● **Task description**:
Everything in the listing except the pictures should be written out exactly.
* BEGIN Data *
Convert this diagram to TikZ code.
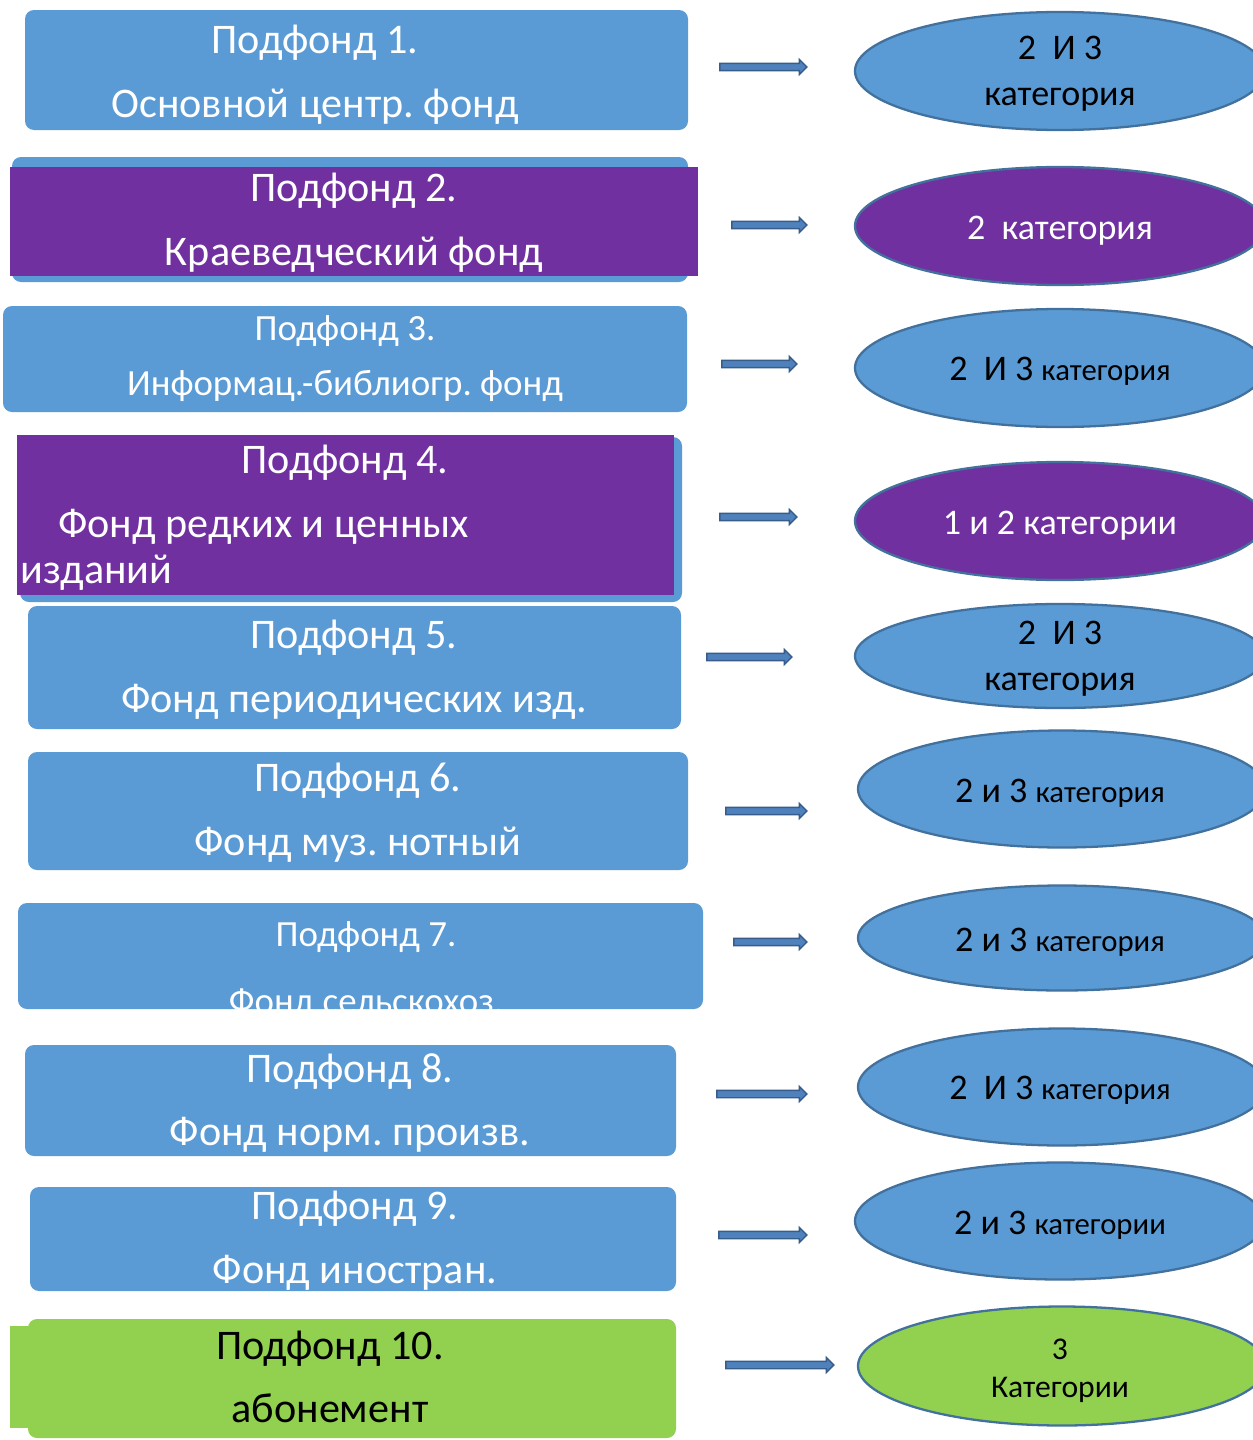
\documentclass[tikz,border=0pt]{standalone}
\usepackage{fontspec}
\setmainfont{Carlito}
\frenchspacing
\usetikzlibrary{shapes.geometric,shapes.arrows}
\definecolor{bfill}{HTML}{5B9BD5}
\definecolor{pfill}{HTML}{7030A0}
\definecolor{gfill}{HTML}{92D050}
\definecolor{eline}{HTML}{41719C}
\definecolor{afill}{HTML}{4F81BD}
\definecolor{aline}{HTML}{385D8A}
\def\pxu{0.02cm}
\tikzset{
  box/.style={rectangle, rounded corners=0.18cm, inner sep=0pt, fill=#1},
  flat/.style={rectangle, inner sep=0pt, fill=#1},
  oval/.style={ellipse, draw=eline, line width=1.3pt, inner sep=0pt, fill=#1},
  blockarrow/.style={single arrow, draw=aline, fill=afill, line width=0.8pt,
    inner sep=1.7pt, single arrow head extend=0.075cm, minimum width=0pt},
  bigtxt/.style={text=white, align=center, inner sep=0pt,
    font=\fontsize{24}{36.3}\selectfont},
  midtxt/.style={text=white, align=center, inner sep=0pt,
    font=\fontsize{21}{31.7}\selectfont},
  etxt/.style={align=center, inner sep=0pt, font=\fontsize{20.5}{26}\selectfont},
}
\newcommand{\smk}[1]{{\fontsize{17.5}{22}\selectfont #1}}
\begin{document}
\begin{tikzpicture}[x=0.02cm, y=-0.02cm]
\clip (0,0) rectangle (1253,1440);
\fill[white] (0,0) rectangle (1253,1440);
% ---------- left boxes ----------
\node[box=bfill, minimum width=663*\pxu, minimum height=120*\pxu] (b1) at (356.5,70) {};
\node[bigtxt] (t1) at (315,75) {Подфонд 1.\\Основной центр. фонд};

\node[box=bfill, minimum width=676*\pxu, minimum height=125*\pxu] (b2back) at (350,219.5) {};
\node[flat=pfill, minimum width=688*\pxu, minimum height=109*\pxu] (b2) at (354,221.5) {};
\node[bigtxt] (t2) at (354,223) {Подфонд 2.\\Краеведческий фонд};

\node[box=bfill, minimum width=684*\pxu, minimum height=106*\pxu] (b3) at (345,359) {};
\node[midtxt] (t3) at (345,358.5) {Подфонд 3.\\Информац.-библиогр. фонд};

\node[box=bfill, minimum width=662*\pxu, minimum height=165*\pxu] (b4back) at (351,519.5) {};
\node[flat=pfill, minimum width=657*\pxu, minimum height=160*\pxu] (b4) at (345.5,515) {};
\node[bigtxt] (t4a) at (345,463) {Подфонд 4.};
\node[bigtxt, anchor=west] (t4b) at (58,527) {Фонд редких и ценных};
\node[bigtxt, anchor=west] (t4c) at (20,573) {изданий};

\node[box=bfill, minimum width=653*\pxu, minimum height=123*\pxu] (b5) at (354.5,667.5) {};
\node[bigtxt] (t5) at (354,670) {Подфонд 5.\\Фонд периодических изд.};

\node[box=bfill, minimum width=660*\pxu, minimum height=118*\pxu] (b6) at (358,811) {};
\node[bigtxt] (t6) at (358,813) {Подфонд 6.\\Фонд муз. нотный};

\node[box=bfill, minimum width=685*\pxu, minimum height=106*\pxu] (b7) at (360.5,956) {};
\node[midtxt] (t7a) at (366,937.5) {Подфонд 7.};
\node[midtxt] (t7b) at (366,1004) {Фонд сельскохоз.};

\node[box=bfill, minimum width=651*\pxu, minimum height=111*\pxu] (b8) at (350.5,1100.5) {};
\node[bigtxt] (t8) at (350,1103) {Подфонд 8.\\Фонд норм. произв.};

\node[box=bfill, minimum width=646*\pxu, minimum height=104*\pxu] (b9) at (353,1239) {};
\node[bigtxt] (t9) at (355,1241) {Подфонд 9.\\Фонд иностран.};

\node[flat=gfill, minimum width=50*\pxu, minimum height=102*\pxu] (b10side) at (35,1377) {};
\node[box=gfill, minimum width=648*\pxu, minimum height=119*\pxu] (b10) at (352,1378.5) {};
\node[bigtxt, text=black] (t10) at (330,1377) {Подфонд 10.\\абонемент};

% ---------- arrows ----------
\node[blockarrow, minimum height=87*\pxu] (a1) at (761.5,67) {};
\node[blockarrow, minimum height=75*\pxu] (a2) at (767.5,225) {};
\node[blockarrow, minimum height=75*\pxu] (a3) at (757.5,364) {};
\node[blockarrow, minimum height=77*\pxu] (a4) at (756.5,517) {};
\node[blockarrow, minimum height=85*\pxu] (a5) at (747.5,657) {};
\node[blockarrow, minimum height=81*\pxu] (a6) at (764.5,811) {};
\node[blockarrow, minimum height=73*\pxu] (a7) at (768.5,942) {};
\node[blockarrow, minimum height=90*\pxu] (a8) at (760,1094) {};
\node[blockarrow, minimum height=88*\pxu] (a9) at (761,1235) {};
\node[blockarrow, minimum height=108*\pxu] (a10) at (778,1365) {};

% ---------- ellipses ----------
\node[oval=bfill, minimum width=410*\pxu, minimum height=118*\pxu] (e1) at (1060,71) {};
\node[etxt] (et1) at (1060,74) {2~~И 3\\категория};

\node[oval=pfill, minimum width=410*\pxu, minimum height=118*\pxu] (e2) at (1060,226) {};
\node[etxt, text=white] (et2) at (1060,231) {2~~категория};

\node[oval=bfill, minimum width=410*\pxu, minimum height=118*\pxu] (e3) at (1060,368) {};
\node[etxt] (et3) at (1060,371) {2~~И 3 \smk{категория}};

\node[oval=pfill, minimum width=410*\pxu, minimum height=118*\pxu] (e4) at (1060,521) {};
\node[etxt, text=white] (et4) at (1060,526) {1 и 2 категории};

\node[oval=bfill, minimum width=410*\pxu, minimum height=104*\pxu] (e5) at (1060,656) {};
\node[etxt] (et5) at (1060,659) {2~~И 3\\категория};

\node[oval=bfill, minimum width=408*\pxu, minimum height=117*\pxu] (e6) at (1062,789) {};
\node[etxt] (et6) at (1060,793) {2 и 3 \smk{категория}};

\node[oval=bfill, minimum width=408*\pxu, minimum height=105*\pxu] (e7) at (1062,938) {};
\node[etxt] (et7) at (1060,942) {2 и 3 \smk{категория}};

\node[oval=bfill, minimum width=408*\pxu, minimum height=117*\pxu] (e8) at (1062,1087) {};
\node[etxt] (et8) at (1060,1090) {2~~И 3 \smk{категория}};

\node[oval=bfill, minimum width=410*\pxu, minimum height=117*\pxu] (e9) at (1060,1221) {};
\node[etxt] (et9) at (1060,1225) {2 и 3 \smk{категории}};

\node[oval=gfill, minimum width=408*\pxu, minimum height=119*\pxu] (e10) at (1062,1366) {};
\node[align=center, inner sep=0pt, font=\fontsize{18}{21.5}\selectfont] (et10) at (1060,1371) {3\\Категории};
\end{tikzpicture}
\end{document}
* END Data *
● **Task output**:
Convert this diagram to TikZ code.
\documentclass[tikz,border=0pt]{standalone}
\usepackage{fontspec}
\setmainfont{Carlito}
\frenchspacing
\usetikzlibrary{shapes.geometric,shapes.arrows}
\definecolor{bfill}{HTML}{5B9BD5}
\definecolor{pfill}{HTML}{7030A0}
\definecolor{gfill}{HTML}{92D050}
\definecolor{eline}{HTML}{41719C}
\definecolor{afill}{HTML}{4F81BD}
\definecolor{aline}{HTML}{385D8A}
\def\pxu{0.02cm}
\tikzset{
  box/.style={rectangle, rounded corners=0.18cm, inner sep=0pt, fill=#1},
  flat/.style={rectangle, inner sep=0pt, fill=#1},
  oval/.style={ellipse, draw=eline, line width=1.3pt, inner sep=0pt, fill=#1},
  blockarrow/.style={single arrow, draw=aline, fill=afill, line width=0.8pt,
    inner sep=1.7pt, single arrow head extend=0.075cm, minimum width=0pt},
  bigtxt/.style={text=white, align=center, inner sep=0pt,
    font=\fontsize{24}{36.3}\selectfont},
  midtxt/.style={text=white, align=center, inner sep=0pt,
    font=\fontsize{21}{31.7}\selectfont},
  etxt/.style={align=center, inner sep=0pt, font=\fontsize{20.5}{26}\selectfont},
}
\newcommand{\smk}[1]{{\fontsize{17.5}{22}\selectfont #1}}
\begin{document}
\begin{tikzpicture}[x=0.02cm, y=-0.02cm]
\clip (0,0) rectangle (1253,1440);
\fill[white] (0,0) rectangle (1253,1440);
% ---------- left boxes ----------
\node[box=bfill, minimum width=663*\pxu, minimum height=120*\pxu] (b1) at (356.5,70) {};
\node[bigtxt] (t1) at (315,75) {Подфонд 1.\\Основной центр. фонд};

\node[box=bfill, minimum width=676*\pxu, minimum height=125*\pxu] (b2back) at (350,219.5) {};
\node[flat=pfill, minimum width=688*\pxu, minimum height=109*\pxu] (b2) at (354,221.5) {};
\node[bigtxt] (t2) at (354,223) {Подфонд 2.\\Краеведческий фонд};

\node[box=bfill, minimum width=684*\pxu, minimum height=106*\pxu] (b3) at (345,359) {};
\node[midtxt] (t3) at (345,358.5) {Подфонд 3.\\Информац.-библиогр. фонд};

\node[box=bfill, minimum width=662*\pxu, minimum height=165*\pxu] (b4back) at (351,519.5) {};
\node[flat=pfill, minimum width=657*\pxu, minimum height=160*\pxu] (b4) at (345.5,515) {};
\node[bigtxt] (t4a) at (345,463) {Подфонд 4.};
\node[bigtxt, anchor=west] (t4b) at (58,527) {Фонд редких и ценных};
\node[bigtxt, anchor=west] (t4c) at (20,573) {изданий};

\node[box=bfill, minimum width=653*\pxu, minimum height=123*\pxu] (b5) at (354.5,667.5) {};
\node[bigtxt] (t5) at (354,670) {Подфонд 5.\\Фонд периодических изд.};

\node[box=bfill, minimum width=660*\pxu, minimum height=118*\pxu] (b6) at (358,811) {};
\node[bigtxt] (t6) at (358,813) {Подфонд 6.\\Фонд муз. нотный};

\node[box=bfill, minimum width=685*\pxu, minimum height=106*\pxu] (b7) at (360.5,956) {};
\node[midtxt] (t7a) at (366,937.5) {Подфонд 7.};
\node[midtxt] (t7b) at (366,1004) {Фонд сельскохоз.};

\node[box=bfill, minimum width=651*\pxu, minimum height=111*\pxu] (b8) at (350.5,1100.5) {};
\node[bigtxt] (t8) at (350,1103) {Подфонд 8.\\Фонд норм. произв.};

\node[box=bfill, minimum width=646*\pxu, minimum height=104*\pxu] (b9) at (353,1239) {};
\node[bigtxt] (t9) at (355,1241) {Подфонд 9.\\Фонд иностран.};

\node[flat=gfill, minimum width=50*\pxu, minimum height=102*\pxu] (b10side) at (35,1377) {};
\node[box=gfill, minimum width=648*\pxu, minimum height=119*\pxu] (b10) at (352,1378.5) {};
\node[bigtxt, text=black] (t10) at (330,1377) {Подфонд 10.\\абонемент};

% ---------- arrows ----------
\node[blockarrow, minimum height=87*\pxu] (a1) at (761.5,67) {};
\node[blockarrow, minimum height=75*\pxu] (a2) at (767.5,225) {};
\node[blockarrow, minimum height=75*\pxu] (a3) at (757.5,364) {};
\node[blockarrow, minimum height=77*\pxu] (a4) at (756.5,517) {};
\node[blockarrow, minimum height=85*\pxu] (a5) at (747.5,657) {};
\node[blockarrow, minimum height=81*\pxu] (a6) at (764.5,811) {};
\node[blockarrow, minimum height=73*\pxu] (a7) at (768.5,942) {};
\node[blockarrow, minimum height=90*\pxu] (a8) at (760,1094) {};
\node[blockarrow, minimum height=88*\pxu] (a9) at (761,1235) {};
\node[blockarrow, minimum height=108*\pxu] (a10) at (778,1365) {};

% ---------- ellipses ----------
\node[oval=bfill, minimum width=410*\pxu, minimum height=118*\pxu] (e1) at (1060,71) {};
\node[etxt] (et1) at (1060,74) {2~~И 3\\категория};

\node[oval=pfill, minimum width=410*\pxu, minimum height=118*\pxu] (e2) at (1060,226) {};
\node[etxt, text=white] (et2) at (1060,231) {2~~категория};

\node[oval=bfill, minimum width=410*\pxu, minimum height=118*\pxu] (e3) at (1060,368) {};
\node[etxt] (et3) at (1060,371) {2~~И 3 \smk{категория}};

\node[oval=pfill, minimum width=410*\pxu, minimum height=118*\pxu] (e4) at (1060,521) {};
\node[etxt, text=white] (et4) at (1060,526) {1 и 2 категории};

\node[oval=bfill, minimum width=410*\pxu, minimum height=104*\pxu] (e5) at (1060,656) {};
\node[etxt] (et5) at (1060,659) {2~~И 3\\категория};

\node[oval=bfill, minimum width=408*\pxu, minimum height=117*\pxu] (e6) at (1062,789) {};
\node[etxt] (et6) at (1060,793) {2 и 3 \smk{категория}};

\node[oval=bfill, minimum width=408*\pxu, minimum height=105*\pxu] (e7) at (1062,938) {};
\node[etxt] (et7) at (1060,942) {2 и 3 \smk{категория}};

\node[oval=bfill, minimum width=408*\pxu, minimum height=117*\pxu] (e8) at (1062,1087) {};
\node[etxt] (et8) at (1060,1090) {2~~И 3 \smk{категория}};

\node[oval=bfill, minimum width=410*\pxu, minimum height=117*\pxu] (e9) at (1060,1221) {};
\node[etxt] (et9) at (1060,1225) {2 и 3 \smk{категории}};

\node[oval=gfill, minimum width=408*\pxu, minimum height=119*\pxu] (e10) at (1062,1366) {};
\node[align=center, inner sep=0pt, font=\fontsize{18}{21.5}\selectfont] (et10) at (1060,1371) {3\\Категории};
\end{tikzpicture}
\end{document}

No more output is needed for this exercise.